One thing the article gets right: this is less about censorship than user‑experience design. Ukrainians aren’t petitioning to outlaw Dostoevsky worldwide; they’re reorganizing the emotional architecture of their homes. Imagine if every time you opened your pantry you found a tin labeled “Bombs Dropped on My Neighborhood.” You’d move it—or throw it out—because daily life requires livable shelves.

In that sense, the book purge is domestic warfare, fought with IKEA hex keys instead of artillery. It’s Marie Kondo with a flak jacket: does this volume spark dread?

The West’s Comfortable Universality

Cue the chorus of Western academics wringing their hands about “erasing heritage.” I share the sentiment, but I’m wary of the privilege baked into it. Universalism is easy when nobody’s parked tanks on your front lawn. It’s cozy to preach the transcendent power of literature while your subway still runs on time and your family isn’t sleeping in a metro station to avoid shelling.

Choosing the Canon Under Fire

Ukrainians aren’t burning everything.
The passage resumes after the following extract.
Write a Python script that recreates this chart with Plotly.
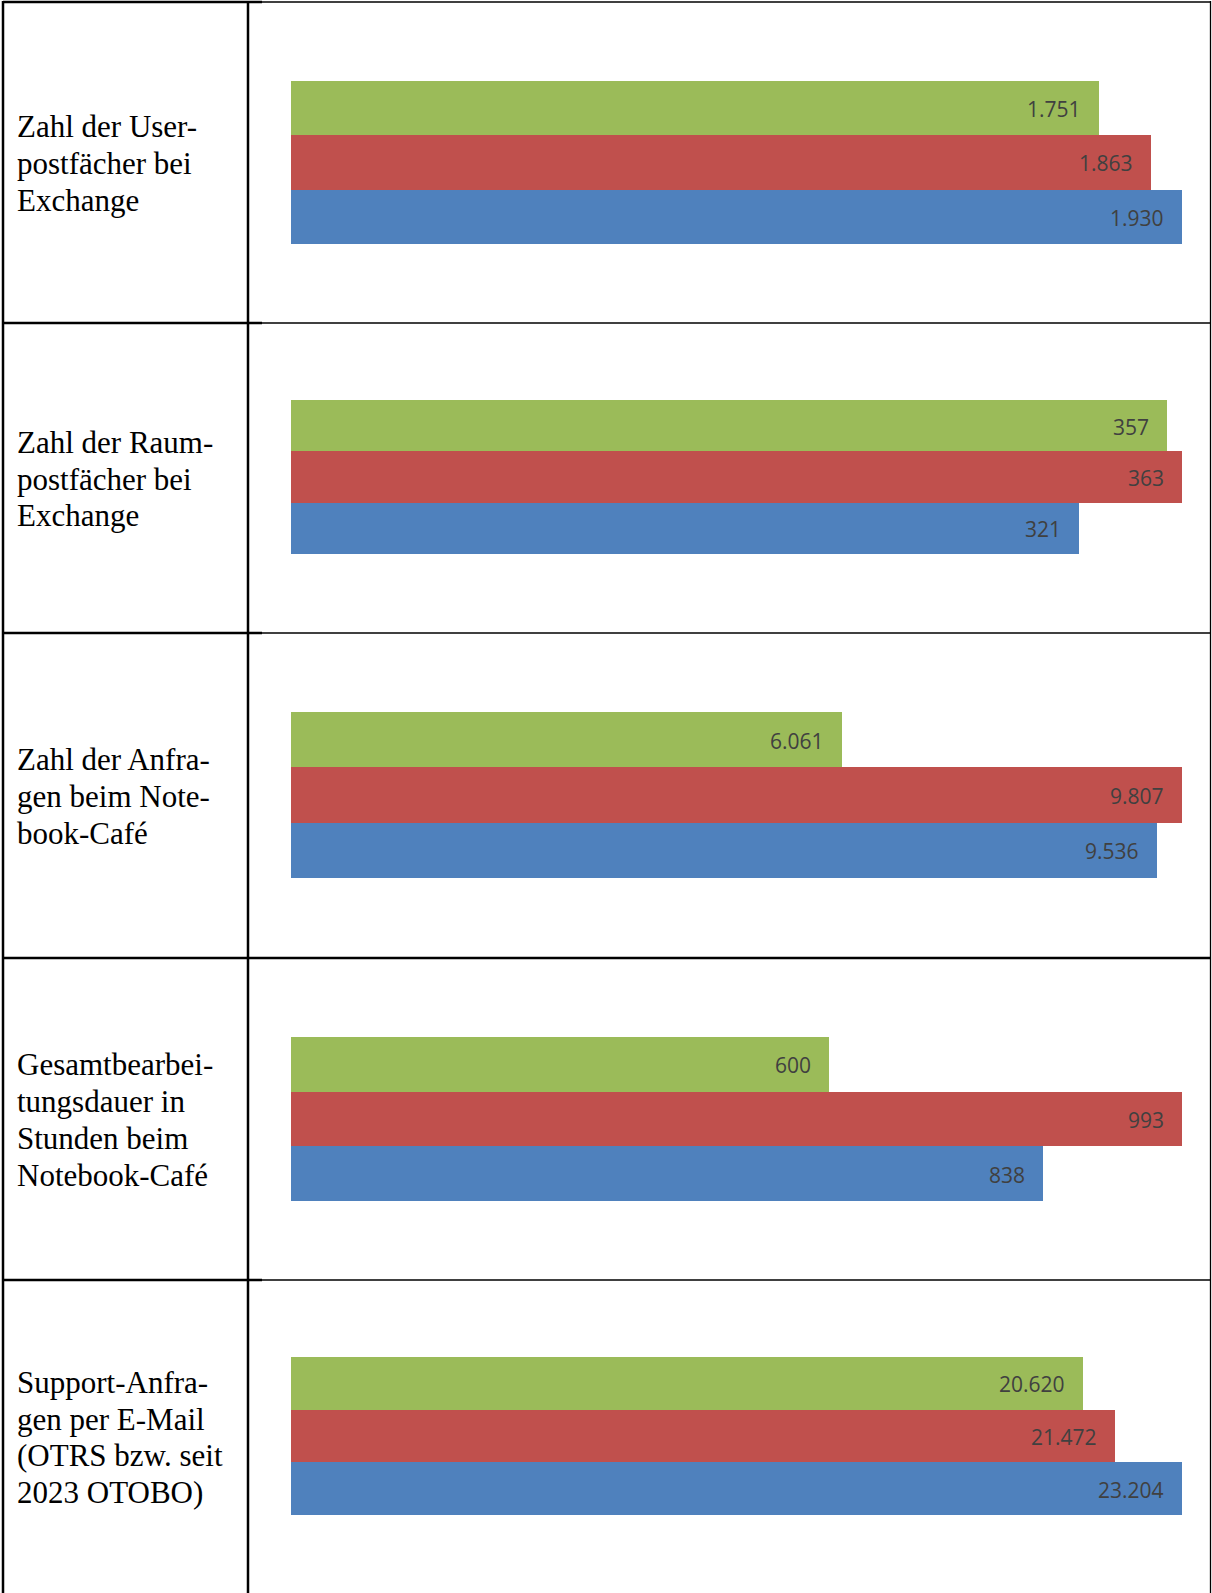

Many keep a skeleton crew of Russian books for context: you need to read the empire to know how the empire thinks. But the shelf is now a curated exhibit, a warning label in hardback.

It reminds me of the way some Jewish families keep a single Wagner record, sealed like radioactive waste, to teach the grandkids what beauty can do when it sells its soul. We curate danger so the next generation recognizes its face.

My Bit of Biblioclasm

Confession: I boxed up my own Tolstoy collection last year—not because of geopolitics but because a flood ruined half my library. The stench of river mud and mildew turned Anna Karenina into a biohazard. I threw the whole thing out, felt a pang, then felt surprisingly light. Sometimes the physical object is a shackle; sometimes it’s a relic. Context decides.

What Gets Lost (and Found)

Will Ukrainian kids in 2050 miss out on The Master and Margarita? Probably not. Great texts find bootleg pathways. The real loss might be the casual bilingualism that once let a Kyiv café host poetry nights in three languages before dessert. Cultural hybridity thrives in peacetime; war makes monoglots of us all.

And yet, new hybridity always sprouts. Russian editions leave the shelves; Korean manga, Polish novels, and local Ukrainian fantasy take their slots. The market abhors a vacuum. So does the imagination.

Final Thoughts From the Ash Pile

If literature is a street map of human consciousness, every nation redraws its atlas after trauma. Ukrainians are updating theirs in real time. We can argue about whether burning books is a moral fail state or a survival instinct, but observers should at least grant the simple premise: objects carry charge. Sometimes the only safe thing to do with live ammunition is dispose of it.

I’ll keep my Penguin Crime and Punishment—for now. It lives on a quarantined shelf, next to a note that reads: Handle with historical gloves. If the day ever comes when its presence feels combustible, I’ll know what to do. After all, love—and loathing—of books is a fickle, flammable thing.